A la entrada de El Limón, en Maracay, se alza una estela sencilla pero profundamente simbólica: el Monolito de Los Baskos. Más que un monumento, es una puerta al pasado, una pieza que nos conecta con una historia de emprendimiento, trabajo y transformación que moldeó buena parte de los Valles de Aragua. Esta estructura azul, casi discreta, guarda en su interior el eco de una comunidad que llegó desde lejos y dejó una huella indeleble en la tierra venezolana.
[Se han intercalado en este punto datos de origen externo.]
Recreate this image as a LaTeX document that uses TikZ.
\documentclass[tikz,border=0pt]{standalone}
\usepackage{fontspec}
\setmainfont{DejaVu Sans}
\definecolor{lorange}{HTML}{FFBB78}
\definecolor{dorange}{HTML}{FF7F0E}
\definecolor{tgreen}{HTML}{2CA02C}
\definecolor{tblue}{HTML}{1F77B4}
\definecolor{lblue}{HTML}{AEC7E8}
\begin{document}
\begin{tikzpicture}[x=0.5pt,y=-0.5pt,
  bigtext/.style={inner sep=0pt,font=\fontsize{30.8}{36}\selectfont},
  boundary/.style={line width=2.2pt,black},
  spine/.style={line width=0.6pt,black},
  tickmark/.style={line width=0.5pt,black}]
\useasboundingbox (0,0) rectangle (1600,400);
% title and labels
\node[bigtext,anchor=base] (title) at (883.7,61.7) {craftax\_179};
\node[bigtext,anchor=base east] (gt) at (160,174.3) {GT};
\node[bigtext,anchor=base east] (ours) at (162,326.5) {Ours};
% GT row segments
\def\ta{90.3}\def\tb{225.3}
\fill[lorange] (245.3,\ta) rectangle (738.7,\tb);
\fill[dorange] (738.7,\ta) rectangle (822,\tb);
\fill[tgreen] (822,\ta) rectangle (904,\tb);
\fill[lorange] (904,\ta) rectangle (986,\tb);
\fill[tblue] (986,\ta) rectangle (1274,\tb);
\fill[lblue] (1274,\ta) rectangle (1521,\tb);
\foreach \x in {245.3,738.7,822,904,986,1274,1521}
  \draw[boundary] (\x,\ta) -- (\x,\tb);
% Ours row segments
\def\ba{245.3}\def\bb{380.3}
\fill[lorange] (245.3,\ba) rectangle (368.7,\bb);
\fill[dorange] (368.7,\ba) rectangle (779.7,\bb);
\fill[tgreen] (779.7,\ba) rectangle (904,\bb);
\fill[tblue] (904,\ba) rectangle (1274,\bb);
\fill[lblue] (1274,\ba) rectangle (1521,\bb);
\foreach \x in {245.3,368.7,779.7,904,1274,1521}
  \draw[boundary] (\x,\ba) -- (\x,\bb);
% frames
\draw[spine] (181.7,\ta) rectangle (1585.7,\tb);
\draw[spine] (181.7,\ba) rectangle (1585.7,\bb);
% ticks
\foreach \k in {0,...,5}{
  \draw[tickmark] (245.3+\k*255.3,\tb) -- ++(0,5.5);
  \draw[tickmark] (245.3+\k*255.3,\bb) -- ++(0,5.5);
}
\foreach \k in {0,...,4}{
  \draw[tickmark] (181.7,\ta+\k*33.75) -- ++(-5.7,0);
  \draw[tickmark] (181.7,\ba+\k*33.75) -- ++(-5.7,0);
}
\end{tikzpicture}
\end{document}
Durante el siglo XVIII, los vascos trajeron consigo más que tradiciones: trajeron conocimiento, visión y la semilla de un tinte natural que cambiaría la historia económica de Venezuela. El añil, muy preciado en la época, se convirtió en uno de los cultivos más importantes del país, después del cacao. Su producción, impulsada por la inteligencia y la dedicación de esta comunidad europea, floreció en haciendas como Tapatapa y Guey, territorios que hoy forman parte de urbanizaciones como El Limón, Caña de Azúcar, La Coromoto y áreas universitarias de la UCV y el INIA.
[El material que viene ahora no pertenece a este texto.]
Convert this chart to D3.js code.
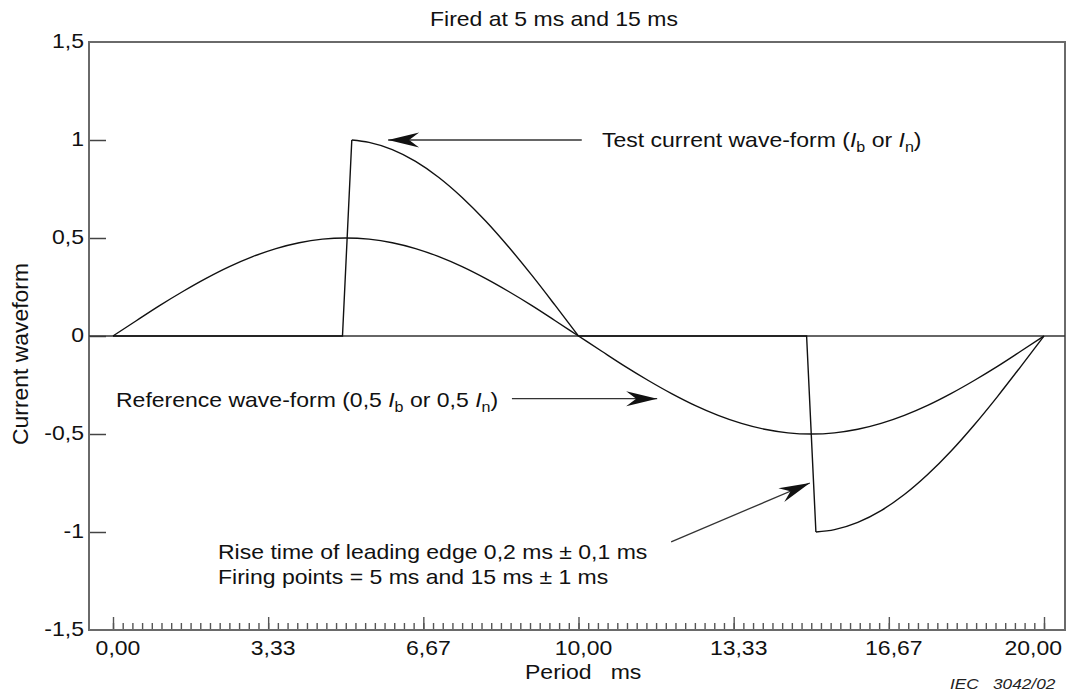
<!DOCTYPE html>
<html>
<head>
<meta charset="utf-8">
<script src="https://cdn.jsdelivr.net/npm/d3@7"></script>
<style>
  html, body { margin: 0; padding: 0; background: #fff; }
  svg { display: block; }
  text { font-family: "Liberation Sans", Arial, Helvetica, sans-serif; fill: #111; }
</style>
</head>
<body>
<svg id="chart" width="1069" height="696"></svg>
<script>
// ---------------- data ----------------
const title = "Fired at 5 ms and 15 ms";
const xAxisTitle = "Period   ms";
const yAxisTitle = "Current waveform";

const xMajorTicks = [0, 10/3, 20/3, 10, 40/3, 50/3, 20];
const xMajorLabels = ["0,00", "3,33", "6,67", "10,00", "13,33", "16,67", "20,00"];
const xMinorCount = 96;                    // minor tick divisions over one 20 ms period

const yTicks = [-1.5, -1, -0.5, 0, 0.5, 1, 1.5];
const yTickLabels = ["-1,5", "-1", "-0,5", "0", "0,5", "1", "1,5"];

// Reference wave-form (0,5 Ib), t in ms
const refTime = [0, 0.5, 1, 1.5, 2, 2.5, 3, 3.5, 4, 4.5, 5, 5.5, 6, 6.5, 7, 7.5, 8, 8.5, 9, 9.5, 10,
                 10.5, 11, 11.5, 12, 12.5, 13, 13.5, 14, 14.5, 15, 15.5, 16, 16.5, 17, 17.5, 18, 18.5, 19, 19.5, 20];
const refCurrent = [0, 0.078, 0.155, 0.227, 0.294, 0.354, 0.405, 0.446, 0.476, 0.494, 0.5,
                    0.494, 0.476, 0.446, 0.405, 0.354, 0.294, 0.227, 0.155, 0.078, 0,
                    -0.078, -0.155, -0.227, -0.294, -0.354, -0.405, -0.446, -0.476, -0.494, -0.5,
                    -0.494, -0.476, -0.446, -0.405, -0.354, -0.294, -0.227, -0.155, -0.078, 0];

// Test current wave-form (Ib), fired at 5 ms and 15 ms (smooth parts after each firing)
const testPosTime = [5.13, 5.5, 6, 6.5, 7, 7.5, 8, 8.5, 9, 9.5, 10];
const testPosCurrent = [1, 0.988, 0.951, 0.891, 0.809, 0.707, 0.588, 0.454, 0.309, 0.156, 0];
const testNegTime = [15.1, 15.5, 16, 16.5, 17, 17.5, 18, 18.5, 19, 19.5, 20];
const testNegCurrent = [-1, -0.988, -0.951, -0.891, -0.809, -0.707, -0.588, -0.454, -0.309, -0.156, 0];
// leading edges (straight) including the zero-current intervals before firing
const edge1Time = [0, 4.93, 5.13];
const edge1Current = [0, 0, 1];
const edge2Time = [10, 14.9, 15.1];
const edge2Current = [0, 0, -1];

// annotation anchors (data coordinates: [ms, current])
const testArrow = [[10.07, 1.0], [5.91, 1.0]];
const refArrow = [[8.57, -0.32], [11.69, -0.32]];
const riseArrow = [[11.99, -1.05], [14.97, -0.75]];

// ---------------- drawing ----------------
const svg = d3.select("#chart");
const frame = { left: 89, right: 1065, top: 42, bottom: 630 };

const x = d3.scaleLinear().domain([0, 20]).range([113, 1044]);
const y = d3.scaleLinear().domain([-1.5, 1.5]).range([frame.bottom, frame.top]);

const SX = 1.15; // horizontal glyph stretch seen in the reference
function stext(parent, px, py, anchor, size) {
  return parent.append("text")
    .attr("transform", `translate(${px},${py}) scale(${SX},1)`)
    .attr("text-anchor", anchor)
    .style("font-size", size + "px");
}

// arrow marker
const defs = svg.append("defs");
defs.append("marker")
  .attr("id", "arrow")
  .attr("markerUnits", "userSpaceOnUse")
  .attr("viewBox", "-32 -10 34 20")
  .attr("markerWidth", 34).attr("markerHeight", 20)
  .attr("refX", 0).attr("refY", 0)
  .attr("orient", "auto")
  .append("path")
  .attr("d", "M0,0 L-31,-7.5 L-21,0 L-31,7.5 Z")
  .attr("fill", "#111");

// x ticks (minor + major), pointing up inside the frame
const minorVals = d3.range(0, xMinorCount + 1).map(i => i * 20 / xMinorCount);
svg.append("g")
  .attr("transform", `translate(0,${frame.bottom})`)
  .call(d3.axisBottom(x).tickValues(minorVals).tickSizeInner(-7).tickSizeOuter(0).tickFormat(""))
  .call(g => g.select(".domain").remove())
  .call(g => g.selectAll("line").attr("stroke", "#555").attr("stroke-width", 1.4));
svg.append("g")
  .attr("transform", `translate(0,${frame.bottom})`)
  .call(d3.axisBottom(x).tickValues(xMajorTicks).tickSizeInner(-13).tickSizeOuter(0).tickFormat(""))
  .call(g => g.select(".domain").remove())
  .call(g => g.selectAll("line").attr("stroke", "#555").attr("stroke-width", 1.4));

// y ticks pointing right
svg.append("g")
  .attr("transform", `translate(${frame.left},0)`)
  .call(d3.axisLeft(y).tickValues(yTicks.filter(v => Math.abs(v) < 1.5)).tickSizeInner(-17).tickSizeOuter(0).tickFormat(""))
  .call(g => g.select(".domain").remove())
  .call(g => g.selectAll("line").attr("stroke", "#444").attr("stroke-width", 1.5));

// frame
svg.append("rect")
  .attr("x", frame.left).attr("y", frame.top)
  .attr("width", frame.right - frame.left).attr("height", frame.bottom - frame.top)
  .attr("fill", "none").attr("stroke", "#6a6a6a").attr("stroke-width", 2);

// zero line
svg.append("line")
  .attr("x1", frame.left).attr("x2", frame.right)
  .attr("y1", y(0)).attr("y2", y(0))
  .attr("stroke", "#333").attr("stroke-width", 1.6);

// tick labels
const labels = svg.append("g");
yTicks.forEach((v, i) => {
  stext(labels, 84, y(v) + 6, "end", 20).text(yTickLabels[i]);
});
xMajorTicks.forEach((v, i) => {
  if (i === xMajorTicks.length - 1) {
    stext(labels, 1062, 655, "end", 20).text(xMajorLabels[i]);
  } else {
    stext(labels, x(v) + 5, 655, "middle", 20).text(xMajorLabels[i]);
  }
});

// titles
stext(svg, 430, 26, "start", 20).text(title);
stext(svg, 525, 679, "start", 20).attr("xml:space", "preserve").style("white-space", "pre").text(xAxisTitle);
svg.append("text")
  .attr("transform", "translate(28,354) rotate(-90)")
  .attr("text-anchor", "middle")
  .style("font-size", "22px")
  .attr("textLength", 182).attr("lengthAdjust", "spacingAndGlyphs")
  .text(yAxisTitle);

// curves
const zip = (a, b) => a.map((t, i) => [t, b[i]]);
const smooth = d3.line().x(d => x(d[0])).y(d => y(d[1])).curve(d3.curveMonotoneX);
const straight = d3.line().x(d => x(d[0])).y(d => y(d[1])).curve(d3.curveLinear);
const curveStyle = p => p.attr("fill", "none").attr("stroke", "#111").attr("stroke-width", 1.4)
  .attr("stroke-linejoin", "miter");

svg.append("path").attr("d", smooth(zip(refTime, refCurrent))).call(curveStyle);
svg.append("path").attr("d", straight(zip(edge1Time, edge1Current))).call(curveStyle);
svg.append("path").attr("d", straight(zip(edge2Time, edge2Current))).call(curveStyle);
svg.append("path").attr("d", smooth(zip(testPosTime, testPosCurrent))).call(curveStyle);
svg.append("path").attr("d", smooth(zip(testNegTime, testNegCurrent))).call(curveStyle);

// annotation arrows
[testArrow, refArrow, riseArrow].forEach(a => {
  svg.append("line")
    .attr("x1", x(a[0][0])).attr("y1", y(a[0][1]))
    .attr("x2", x(a[1][0])).attr("y2", y(a[1][1]))
    .attr("stroke", "#333").attr("stroke-width", 1.3)
    .attr("marker-end", "url(#arrow)");
});

// annotation texts (with italic I and subscripts)
function richText(px, py, parts) {
  const t = stext(svg, px, py, "start", 20);
  parts.forEach(p => {
    const s = t.append("tspan").text(p.t);
    if (p.i) s.style("font-style", "italic");
    if (p.sub) s.attr("dy", 5).style("font-size", "14px");
    if (p.up) s.attr("dy", -5);
  });
  return t;
}
richText(602, 147, [
  { t: "Test current wave-form (" }, { t: "I", i: true }, { t: "b", sub: true },
  { t: " or ", up: true }, { t: "I", i: true }, { t: "n", sub: true }, { t: ")", up: true }
]);
richText(116, 407, [
  { t: "Reference wave-form (0,5 " }, { t: "I", i: true }, { t: "b", sub: true },
  { t: " or 0,5 ", up: true }, { t: "I", i: true }, { t: "n", sub: true }, { t: ")", up: true }
]);
stext(svg, 218, 559, "start", 20).text("Rise time of leading edge 0,2 ms ± 0,1 ms");
stext(svg, 218, 584, "start", 20).text("Firing points = 5 ms and 15 ms ± 1 ms");

// figure reference
svg.append("text").attr("transform", "translate(950,689) scale(1.15,1)")
  .style("font-size", "15px").style("font-style", "italic").style("fill", "#222").text("IEC");
svg.append("text").attr("transform", "translate(993,689) scale(1.15,1)")
  .style("font-size", "15px").style("font-style", "italic").style("fill", "#222").text("3042/02");
</script>
</body>
</html>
El impacto fue tan notable que el cultivo se extendió más allá de Aragua, llegando a regiones cercanas al Lago de Valencia e incluso a la Isla de Margarita. Empleó a miles de trabajadores libres y trajo prosperidad, no sin generar también tensiones propias de una economía en transformación. Sin embargo, el legado del añil perduró no solo en lo agrícola, sino en la memoria de una comunidad que entendió el valor de sembrar con visión de futuro.

El proyecto Ruta de los Baskos y la recuperación de la memoria

Con el paso del tiempo, la historia de estos pioneros comenzó a desdibujarse en el imaginario colectivo. Pero en 2016, la Federación Venezolana de Centros Vascos decidió honrar esa herencia con un proyecto ambicioso: la Ruta de los Baskos. La idea era rendir homenaje a aquellos inmigrantes del siglo XVIII que contribuyeron al desarrollo económico del país.

El artista Odon Ulibarrena fue el encargado de investigar, diseñar y dar forma al primer monolito de esta ruta. Su investigación histórica sirvió de base para presentar la propuesta formal ante la Alcaldía de Mario Briceño Iragorry, que no solo la aprobó con entusiasmo, sino que ofreció un lugar privilegiado en la entrada de El Limón para levantar el monumento.

Fue así como nació el Monolito de Los Baskos, una estructura azul, serena y digna, que lleva en su placa los apellidos de aquellos primeros vascos que, en 1760, sembraron las primeras semillas de añil. A través de ese símbolo, se honra no solo una herencia cultural, sino también un modelo de vida basado en el trabajo, el respeto por la tierra y el arraigo.

Un faro para las generaciones futuras

Este monolito no es una pieza decorativa más en el paisaje urbano. Es una señal, una brújula que apunta hacia la importancia de conocer nuestras raíces. En tiempos donde la memoria histórica suele diluirse, espacios como este nos recuerdan que el progreso se construye con esfuerzo, con visión y, sobre todo, con comunidad.

La inmigración vasca del siglo XVIII dejó más que tintes y cultivos; dejó enseñanzas sobre perseverancia, planificación y respeto por la tierra que los acogió. Por eso, este monumento se levanta no como un adorno, sino como un acto de gratitud, como un testimonio vivo de cómo las raíces extranjeras también pueden convertirse en parte esencial de una identidad local.Cuando pases frente a este monolito azul en la entrada de El Limón, detente un instante.  Lee los apellidos grabados en su placa. Siente el peso sereno de la historia que representa.  Y recuerda: como las semillas de añil que florecieron en estos valles, cada historia sembrada con amor y esfuerzo tiene el poder de transformar generaciones.